Best practices for multi-location inventory accuracy
The most effective distribution organizations treat inventory synchronization as a discipline, not a one-time system project. They standardize the moments that matter: receiving, putaway, transfer confirmation, reservation release, cycle counting, returns handling and intercompany settlement. They also define who can override stock decisions and under what conditions. This is where Identity and Access Management becomes directly relevant. If too many users can adjust stock, bypass controls or alter product settings, the ERP will reflect operational noise rather than operational truth.
Cloud operating practices also matter. A Cloud ERP environment should support Monitoring, Observability, backup discipline, performance management and controlled release processes so that inventory-critical workflows remain stable during peak periods. For organizations running Odoo in a Cloud-native Architecture, components such as PostgreSQL and Redis are relevant to performance and responsiveness, while Kubernetes and Docker may be relevant to deployment standardization and resilience in more advanced managed environments. These are not business goals by themselves, but they can materially support operational continuity when inventory transactions are high volume and time sensitive.
Common mistakes that create false inventory confidence
A frequent mistake is assuming that more dashboards equal better visibility. If the underlying stock events are delayed, duplicated or poorly governed, dashboards simply accelerate the spread of bad information. Another mistake is over-customizing warehouse logic before the business has agreed on standard operating rules. Excessive customization can preserve local habits at the expense of enterprise control, making future upgrades and partner support more difficult.
A third mistake is underestimating the role of Master Data Management. Product variants, packaging levels, supplier references, lead times and location attributes all influence synchronization quality. If those elements are inconsistent, replenishment and allocation logic will produce avoidable errors. Finally, many organizations neglect post-go-live governance. Inventory synchronization degrades when no one owns exception trends, process drift, integration health and policy compliance after deployment.
Business ROI and the executive decision framework
The ROI case for synchronized inventory is broader than labor savings. Executives should evaluate value across revenue protection, working capital efficiency, service reliability, margin control and risk reduction. Better synchronization can reduce lost sales from false stockouts, lower emergency purchasing, improve transfer decisions, reduce write-offs from obsolete or misplaced stock and strengthen customer communication. It also improves confidence in planning and financial reporting, which matters in multi-company environments where inventory errors can cascade into valuation and reconciliation issues.
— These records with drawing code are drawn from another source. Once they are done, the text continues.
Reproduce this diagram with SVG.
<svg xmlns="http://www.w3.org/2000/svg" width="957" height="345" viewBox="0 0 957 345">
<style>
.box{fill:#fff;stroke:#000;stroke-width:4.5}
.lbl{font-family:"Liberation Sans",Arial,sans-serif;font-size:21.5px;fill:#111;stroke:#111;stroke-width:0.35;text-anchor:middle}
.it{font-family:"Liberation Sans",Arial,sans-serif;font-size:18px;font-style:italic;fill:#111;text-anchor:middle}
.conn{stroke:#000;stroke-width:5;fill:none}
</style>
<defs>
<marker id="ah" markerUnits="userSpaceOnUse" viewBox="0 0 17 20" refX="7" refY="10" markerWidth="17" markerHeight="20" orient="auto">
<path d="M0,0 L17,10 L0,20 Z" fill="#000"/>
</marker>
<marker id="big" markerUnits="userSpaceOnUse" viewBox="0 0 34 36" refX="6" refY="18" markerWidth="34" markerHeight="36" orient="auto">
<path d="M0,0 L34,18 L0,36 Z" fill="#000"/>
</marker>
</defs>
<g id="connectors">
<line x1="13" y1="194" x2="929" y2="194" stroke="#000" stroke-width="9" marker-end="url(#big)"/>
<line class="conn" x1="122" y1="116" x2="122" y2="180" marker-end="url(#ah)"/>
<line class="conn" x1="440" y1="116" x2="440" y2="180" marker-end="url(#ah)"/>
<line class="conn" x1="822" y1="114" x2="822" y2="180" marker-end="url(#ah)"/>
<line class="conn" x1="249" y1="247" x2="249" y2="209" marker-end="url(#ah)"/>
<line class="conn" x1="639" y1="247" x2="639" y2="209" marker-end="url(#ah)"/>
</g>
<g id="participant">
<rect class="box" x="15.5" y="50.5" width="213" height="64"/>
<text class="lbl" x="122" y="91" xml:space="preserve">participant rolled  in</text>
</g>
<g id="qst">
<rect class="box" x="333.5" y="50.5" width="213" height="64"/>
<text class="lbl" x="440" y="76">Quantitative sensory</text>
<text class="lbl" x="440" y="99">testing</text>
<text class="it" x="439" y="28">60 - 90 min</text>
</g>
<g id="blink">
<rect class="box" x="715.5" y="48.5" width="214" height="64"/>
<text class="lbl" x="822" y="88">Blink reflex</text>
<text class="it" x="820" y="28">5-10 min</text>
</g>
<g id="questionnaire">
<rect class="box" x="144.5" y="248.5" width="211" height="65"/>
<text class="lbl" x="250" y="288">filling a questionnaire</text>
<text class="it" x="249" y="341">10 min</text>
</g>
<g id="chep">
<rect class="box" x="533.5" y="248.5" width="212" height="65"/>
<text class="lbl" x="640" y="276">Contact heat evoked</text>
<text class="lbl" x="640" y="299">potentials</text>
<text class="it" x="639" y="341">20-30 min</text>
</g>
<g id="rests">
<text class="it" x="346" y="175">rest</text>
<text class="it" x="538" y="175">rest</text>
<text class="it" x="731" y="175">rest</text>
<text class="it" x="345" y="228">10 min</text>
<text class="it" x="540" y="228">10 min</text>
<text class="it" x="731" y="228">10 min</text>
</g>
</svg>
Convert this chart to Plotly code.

A practical decision framework includes five questions. First, where is inventory truth currently fragmented? Second, which business decisions are most harmed by delayed or inaccurate stock data? Third, what level of workflow standardization is acceptable across locations? Fourth, should the target architecture centralize inventory control in Odoo ERP or integrate multiple systems under a governed model? Fifth, what operating model will sustain data quality, compliance and continuous improvement after go-live? These questions help leadership avoid treating synchronization as a narrow software selection exercise.
Risk mitigation, governance and resilience considerations
Inventory synchronization touches Governance, Compliance, Security and Operational Resilience. From a governance perspective, the business needs clear ownership for product data, warehouse structures, transfer policies and exception resolution. From a compliance perspective, auditability of stock movements, valuation impacts and approval controls is essential. From a security perspective, role-based access and segregation of duties help prevent unauthorized adjustments and reduce operational risk.
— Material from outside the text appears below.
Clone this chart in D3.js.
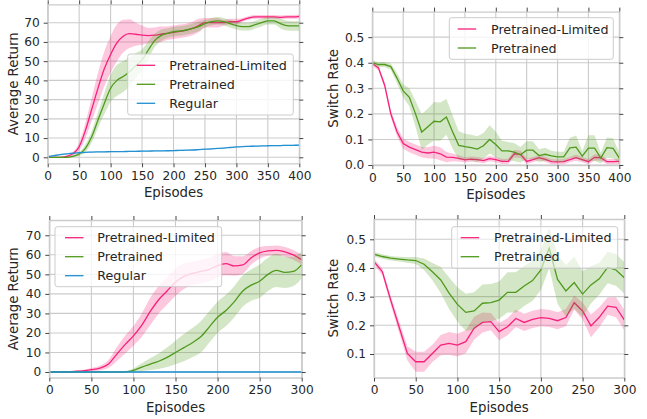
<!DOCTYPE html>
<html><head><meta charset="utf-8">
<script src="https://cdn.jsdelivr.net/npm/d3@7/dist/d3.min.js"></script>
<style>body{margin:0;background:#fff}svg{display:block}</style>
</head><body>
<svg id="c" width="647" height="419"></svg>
<script>
// ---------- DATA ----------
const seriesNames = ["Pretrained-Limited", "Pretrained", "Regular"];

const episodes400 = [0,10,20,30,40,50,60,70,80,90,100,110,120,130,140,150,160,170,180,190,200,210,220,230,240,250,260,270,280,290,300,310,320,330,340,350,360,370,380,390,400];
const episodes300 = [0,10,20,30,40,50,60,70,80,90,100,110,120,130,140,150,160,170,180,190,200,210,220,230,240,250,260,270,280,290,300];

const xTicks400 = [0,50,100,150,200,250,300,350,400];
const xTicks300 = [0,50,100,150,200,250,300];
const returnTicks = [0,10,20,30,40,50,60,70];
const switchTicksTop = [0.0,0.1,0.2,0.3,0.4,0.5];
const switchTicksBottom = [0.1,0.2,0.3,0.4,0.5];

// Top-left: Average Return, 400 episodes
const retA_limited = [0,0,0,0.5,1.8,5.5,14,25,36,46,53.5,59.5,63,64.3,64,63.5,63.3,63.5,64,64.5,65,65.5,66,67,68.5,70,70,70,70,70.5,70.5,71.5,72.5,73,73,73,73,72.8,73,73,73.3];
const retA_limitedErr = [0.3,0.3,0.3,0.4,1,2,4,6,8,9,9.5,9.5,8.5,7.5,6,5,4,4,4,3.5,3.5,3.5,3.5,3.5,3.5,2.5,2.5,2.5,1.5,1.5,1.5,1,1,1,1,1,1,1,1,1,1];
const retA_pre = [0,0,0,0,0.5,1.7,4.7,10.7,19.4,28,35.9,40,42,44.5,47.7,50.6,55.8,60.7,63.3,64.5,65.3,65.7,66.2,67,68,69.5,70.5,71,70.5,69.5,68.5,68,68,69,70,71,71,69.5,68.5,68.3,68.3];
const retA_preErr = [0.3,0.3,0.3,0.3,0.4,1,2,3,4,5.5,7,8,8,7.5,6.5,5.5,4.5,3.5,3,2.5,2.5,2.5,2.5,2.5,2.5,2,2,2,2,2,2,2,2,2,2,2,2,2.5,2.5,2.5,2.5];
const retA_reg = [0.4,0.9,1.4,1.8,2.2,2.4,2.6,2.7,2.8,2.85,2.9,2.95,3.0,3.05,3.1,3.2,3.25,3.3,3.35,3.4,3.5,3.6,3.7,3.8,4.0,4.2,4.4,4.6,4.8,5.1,5.4,5.6,5.7,5.8,5.9,6.0,6.05,6.1,6.2,6.25,6.3];
const retA_regErr = [0.3,0.3,0.3,0.3,0.3,0.3,0.3,0.3,0.3,0.3,0.3,0.3,0.3,0.3,0.3,0.3,0.3,0.3,0.3,0.3,0.3,0.3,0.3,0.3,0.3,0.3,0.3,0.3,0.3,0.3,0.3,0.3,0.3,0.3,0.3,0.3,0.3,0.3,0.3,0.3,0.3];

// Top-right: Switch Rate, 400 episodes
const swA_limited = [0.397,0.38,0.312,0.2,0.13,0.084,0.07,0.06,0.05,0.047,0.05,0.044,0.031,0.03,0.026,0.02,0.023,0.021,0.017,0.025,0.021,0.014,0.014,0.044,0.042,0.014,0.021,0.029,0.022,0.013,0.012,0.013,0.021,0.029,0.021,0.013,0.03,0.029,0.013,0.013,0.014];
const swA_limitedErr = [0.01,0.01,0.012,0.015,0.018,0.02,0.02,0.02,0.02,0.022,0.025,0.025,0.02,0.015,0.012,0.01,0.01,0.01,0.01,0.01,0.01,0.01,0.01,0.015,0.015,0.01,0.01,0.01,0.01,0.01,0.01,0.01,0.01,0.012,0.01,0.01,0.012,0.012,0.01,0.01,0.01];
const swA_pre = [0.40,0.393,0.393,0.385,0.34,0.29,0.265,0.2,0.129,0.15,0.171,0.169,0.188,0.13,0.077,0.072,0.068,0.062,0.075,0.1,0.08,0.055,0.055,0.05,0.04,0.058,0.058,0.037,0.042,0.036,0.032,0.032,0.067,0.07,0.035,0.066,0.066,0.027,0.068,0.065,0.027];
const swA_preErr = [0.01,0.01,0.01,0.012,0.02,0.025,0.035,0.05,0.07,0.07,0.075,0.075,0.07,0.065,0.055,0.05,0.05,0.05,0.05,0.055,0.05,0.04,0.035,0.035,0.03,0.035,0.035,0.025,0.025,0.02,0.02,0.02,0.04,0.045,0.02,0.05,0.05,0.02,0.04,0.04,0.02];

// Bottom-left: Average Return, 300 episodes
const retB_limited = [0,0,0,0.3,0.6,1.2,2,4,9,14,18.5,24,31,37,41.5,46,49,50.5,51.5,52.5,54.5,55.5,54.3,54.8,58.5,61,62,62.3,61.5,60,57.5];
const retB_limitedErr = [0.2,0.2,0.3,0.4,0.5,0.8,1.2,2,3.5,4.5,5,6,7,7,7,7,6.5,6,6,6,6,6,5,4.5,3.5,3,2.5,2.5,2.5,2.5,2.5];
const retB_pre = [0,0,0,0,0,0,0,0,0,0.1,0.8,2.5,4,5.5,7.5,10,12.5,15,18,23,28,31.5,36,41.5,44.5,46.5,50,52,51,51.5,55];
const retB_preErr = [0.1,0.1,0.1,0.1,0.1,0.1,0.1,0.1,0.1,0.3,1,2,3,4,5,6,7,7.5,8,8,8,8,8,8,8,8.5,8.5,8.5,8,7.5,7];
const retB_reg = [0,0,0,0,0,0,0,0,0,0,0,0,0,0,0,0,0,0,0,0,0,0,0,0,0,0,0,0,0,0,0];
const retB_regErr = [0.2,0.2,0.2,0.2,0.2,0.2,0.2,0.2,0.2,0.2,0.2,0.2,0.2,0.2,0.2,0.2,0.2,0.2,0.2,0.2,0.2,0.2,0.2,0.2,0.2,0.2,0.2,0.2,0.2,0.2,0.2];

// Bottom-right: Switch Rate, 300 episodes
const swB_limited = [0.422,0.387,0.288,0.195,0.102,0.073,0.073,0.102,0.131,0.137,0.131,0.143,0.19,0.21,0.213,0.178,0.195,0.224,0.21,0.221,0.227,0.224,0.216,0.227,0.279,0.25,0.198,0.228,0.267,0.263,0.219];
const swB_limitedErr = [0.01,0.012,0.015,0.02,0.025,0.035,0.035,0.03,0.035,0.04,0.04,0.04,0.04,0.035,0.03,0.03,0.03,0.03,0.03,0.03,0.03,0.03,0.03,0.03,0.025,0.03,0.04,0.035,0.03,0.035,0.035];
const swB_pre = [0.448,0.44,0.434,0.431,0.428,0.426,0.413,0.387,0.358,0.312,0.273,0.245,0.25,0.277,0.279,0.288,0.315,0.315,0.337,0.356,0.393,0.469,0.36,0.32,0.349,0.309,0.341,0.362,0.402,0.393,0.366];
const swB_preErr = [0.008,0.008,0.008,0.008,0.01,0.012,0.02,0.03,0.045,0.055,0.06,0.065,0.065,0.065,0.065,0.065,0.07,0.07,0.07,0.07,0.07,0.07,0.085,0.09,0.09,0.08,0.065,0.055,0.055,0.055,0.055];

// ---------- STYLE ----------
const colors = {"Pretrained-Limited":"#f7217b","Pretrained":"#4f9a1c","Regular":"#2390d2"};
const FONT = "DejaVu Sans";
const TXT = "#262626";
const GRID = "#cbcbcb";

const svg = d3.select("#c");

function panel(cfg) {
  const x = d3.scaleLinear().domain(cfg.xDomain).range([cfg.left, cfg.right]);
  const y = d3.scaleLinear().domain(cfg.yDomain).range([cfg.bottom, cfg.top]);
  const g = svg.append("g");
  const id = "clip" + cfg.id;
  svg.append("defs").append("clipPath").attr("id", id).append("rect")
    .attr("x", cfg.left).attr("y", cfg.top).attr("width", cfg.right - cfg.left).attr("height", cfg.bottom - cfg.top);

  // grid
  g.append("g").selectAll("line").data(cfg.xTicks).join("line")
    .attr("x1", d => x(d)).attr("x2", d => x(d)).attr("y1", cfg.top).attr("y2", cfg.bottom)
    .attr("stroke", GRID).attr("stroke-width", 1.1);
  g.append("g").selectAll("line").data(cfg.yTicks).join("line")
    .attr("y1", d => y(d)).attr("y2", d => y(d)).attr("x1", cfg.left).attr("x2", cfg.right)
    .attr("stroke", GRID).attr("stroke-width", 1.1);

  // series
  const plot = g.append("g").attr("clip-path", `url(#${id})`);
  cfg.series.forEach(s => {
    const pts = cfg.xs.map((xv, i) => ({x: xv, m: s.mean[i], e: s.err[i]}));
    const curve = cfg.smooth ? d3.curveMonotoneX : d3.curveLinear;
    const area = d3.area().x(d => x(d.x)).y0(d => y(d.m - d.e)).y1(d => y(d.m + d.e)).curve(curve);
    const line = d3.line().x(d => x(d.x)).y(d => y(d.m)).curve(curve);
    plot.append("path").attr("d", area(pts)).attr("fill", colors[s.name]).attr("fill-opacity", 0.25).attr("stroke", "none");
    plot.append("path").attr("d", line(pts)).attr("fill", "none").attr("stroke", colors[s.name]).attr("stroke-width", 1.3);
  });

  // spines + ticks
  const axisStyle = (sel) => {
    sel.select(".domain").attr("stroke", GRID).attr("stroke-width", 1.3);
    sel.selectAll(".tick line").attr("stroke", "#444").attr("stroke-width", 1);
    sel.selectAll(".tick text").attr("fill", TXT).attr("font-family", FONT).attr("font-size", "12.2px");
  };
  g.append("g").attr("transform", `translate(0,${cfg.bottom})`)
    .call(d3.axisBottom(x).tickValues(cfg.xTicks).tickSizeInner(4).tickSizeOuter(0).tickPadding(4).tickFormat(d3.format("d")))
    .call(axisStyle);
  g.append("g").attr("transform", `translate(0,${cfg.top})`)
    .call(d3.axisTop(x).tickValues(cfg.xTicks).tickSizeInner(4).tickSizeOuter(0).tickFormat(""))
    .call(axisStyle);
  g.append("g").attr("transform", `translate(${cfg.left},0)`)
    .call(d3.axisLeft(y).tickValues(cfg.yTicks).tickSizeInner(4).tickSizeOuter(0).tickPadding(4).tickFormat(cfg.yFormat))
    .call(axisStyle);
  g.append("g").attr("transform", `translate(${cfg.right},0)`)
    .call(d3.axisRight(y).tickValues(cfg.yTicks).tickSizeInner(4).tickSizeOuter(0).tickFormat(""))
    .call(axisStyle);

  // axis labels
  g.append("text").attr("x", (cfg.left + cfg.right) / 2).attr("y", cfg.bottom + 34)
    .attr("text-anchor", "middle").attr("font-family", FONT).attr("font-size", "13.3px").attr("fill", TXT)
    .text("Episodes");
  g.append("text").attr("transform", `translate(${cfg.yLabelX},${(cfg.top + cfg.bottom) / 2}) rotate(-90)`)
    .attr("text-anchor", "middle").attr("font-family", FONT).attr("font-size", "13.3px").attr("fill", TXT)
    .text(cfg.yLabel);

  // legend
  const L = cfg.legend;
  const lg = g.append("g");
  lg.append("rect").attr("x", L.x0).attr("y", L.y0).attr("width", L.x1 - L.x0).attr("height", L.y1 - L.y0)
    .attr("rx", 2.5).attr("fill", "#fff").attr("fill-opacity", L.alpha).attr("stroke", "#cccccc").attr("stroke-width", 1);
  cfg.series.forEach((s, i) => {
    const ry = L.row0 + i * 19;
    lg.append("line").attr("x1", L.lx0).attr("x2", L.lx0 + 18.5).attr("y1", ry).attr("y2", ry)
      .attr("stroke", colors[s.name]).attr("stroke-width", 1.3);
    lg.append("text").attr("x", L.tx).attr("y", ry + 4.6).attr("font-family", FONT).attr("font-size", "12.7px")
      .attr("fill", TXT).text(s.name);
  });
}

const fmt1 = d3.format(".1f");
const fmt0 = d3.format("d");

panel({
  id: 1, left: 47.7, right: 299.3, top: 4.3, bottom: 163.3,
  xDomain: [0, 400], yDomain: [-3.12, 79.57], xs: episodes400, xTicks: xTicks400, yTicks: returnTicks,
  yFormat: fmt0, yLabel: "Average Return", yLabelX: 17.8, smooth: true,
  series: [
    {name: seriesNames[0], mean: retA_limited, err: retA_limitedErr},
    {name: seriesNames[1], mean: retA_pre, err: retA_preErr},
    {name: seriesNames[2], mean: retA_reg, err: retA_regErr}],
  legend: {x0: 127.7, x1: 293.3, y0: 54, y1: 115, lx0: 136.7, tx: 169.3, row0: 65.3, alpha: 0.8}
});

panel({
  id: 2, left: 372.3, right: 619.3, top: 11.6, bottom: 165,
  xDomain: [0, 400], yDomain: [0, 0.6], xs: episodes400, xTicks: xTicks400, yTicks: switchTicksTop,
  yFormat: fmt1, yLabel: "Switch Rate", yLabelX: 337.8, smooth: false,
  series: [
    {name: seriesNames[0], mean: swA_limited, err: swA_limitedErr},
    {name: seriesNames[1], mean: swA_pre, err: swA_preErr}],
  legend: {x0: 449.3, x1: 613.3, y0: 17.7, y1: 59.3, lx0: 457.7, tx: 491, row0: 29, alpha: 0.8}
});

panel({
  id: 3, left: 49.3, right: 301.7, top: 220, bottom: 377.5,
  xDomain: [0, 300], yDomain: [-2.82, 77.83], xs: episodes300, xTicks: xTicks300, yTicks: returnTicks,
  yFormat: fmt0, yLabel: "Average Return", yLabelX: 17.8, smooth: true,
  series: [
    {name: seriesNames[0], mean: retB_limited, err: retB_limitedErr},
    {name: seriesNames[1], mean: retB_pre, err: retB_preErr},
    {name: seriesNames[2], mean: retB_reg, err: retB_regErr}],
  legend: {x0: 55, x1: 221.7, y0: 226.7, y1: 286.7, lx0: 65, tx: 97.3, row0: 237.7, alpha: 0.8}
});

panel({
  id: 4, left: 374, right: 624.3, top: 219, bottom: 377.5,
  xDomain: [0, 300], yDomain: [0.0180, 0.5708], xs: episodes300, xTicks: xTicks300, yTicks: switchTicksBottom,
  yFormat: fmt1, yLabel: "Switch Rate", yLabelX: 337.8, smooth: false,
  series: [
    {name: seriesNames[0], mean: swB_limited, err: swB_limitedErr},
    {name: seriesNames[1], mean: swB_pre, err: swB_preErr}],
  legend: {x0: 451.7, x1: 617.7, y0: 226.7, y1: 268.3, lx0: 460.7, tx: 494, row0: 237.7, alpha: 0.55}
});
</script>
</body></html>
Resilience planning should also be explicit. Distribution operations cannot depend on fragile integrations, undocumented manual workarounds or uncontrolled infrastructure changes. This is one reason many partners and enterprise teams prefer a managed operating model for production ERP environments. SysGenPro can add value here as a partner-first White-label ERP Platform and Managed Cloud Services provider, especially where implementation partners need a stable cloud foundation, operational support and governance-aligned hosting options without distracting from their client delivery model.
Future trends shaping inventory synchronization in distribution
The next phase of distribution ERP will be defined by faster event visibility, stronger automation and more intelligent exception handling. AI-assisted ERP will likely become more useful in identifying replenishment anomalies, highlighting transfer risks, recommending corrective actions and improving forecast interpretation, but only where the underlying transaction data is trustworthy. Business Intelligence will continue to move from retrospective reporting toward operational decision support, helping managers act on inventory imbalances before they become service failures.
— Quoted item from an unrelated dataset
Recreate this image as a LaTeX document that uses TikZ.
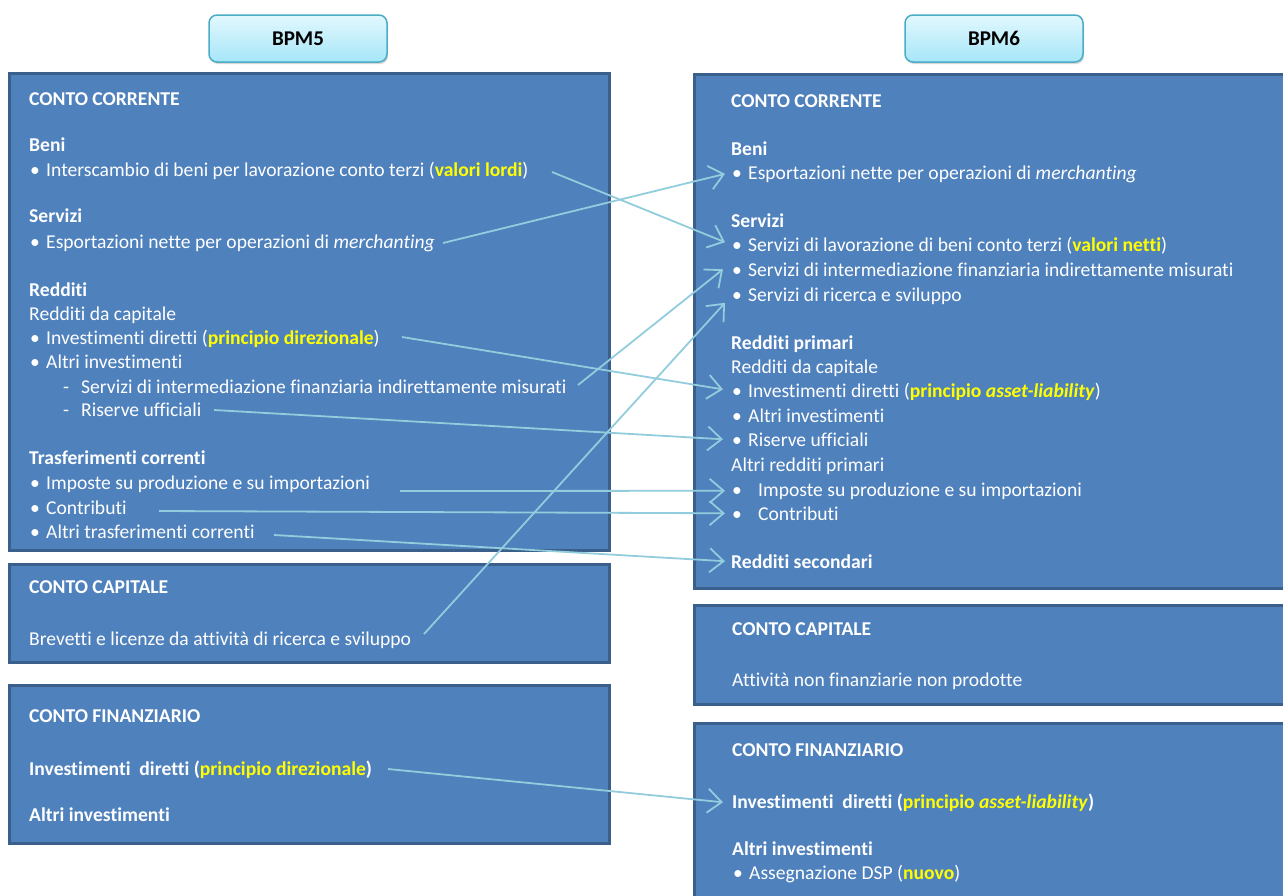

At the architecture level, API-first integration patterns, better observability and more disciplined cloud operations will matter as much as application features. Multi-tenant SaaS may suit organizations prioritizing standardization and lower operational overhead, while Dedicated Cloud models may be more appropriate where integration control, performance isolation or governance requirements are stronger. The right choice depends on business risk, not fashion. The enduring principle is simple: inventory synchronization improves when the operating model, data model and cloud model reinforce each other.
Executive Conclusion
Synchronizing inventory across locations is one of the defining tests of a modern Distribution ERP strategy. It requires more than warehouse functionality. It requires a business-led design for data, workflows, ownership, integration and resilience. Odoo ERP can be a strong platform for this challenge when deployed as part of a disciplined modernization roadmap that aligns Inventory, Purchase, Sales, Accounting and related controls around one operational truth.
For ERP partners, CIOs, architects and business leaders, the priority should be clear: design for trusted visibility first, then automate and optimize. Standardize the control points that protect stock accuracy. Govern master data as an enterprise asset. Choose an architecture that makes inventory ownership explicit. And support the platform with cloud operations that preserve stability under real-world distribution pressure. Organizations that do this well gain more than cleaner stock records. They gain faster decisions, better service reliability, stronger financial control and a more resilient foundation for growth.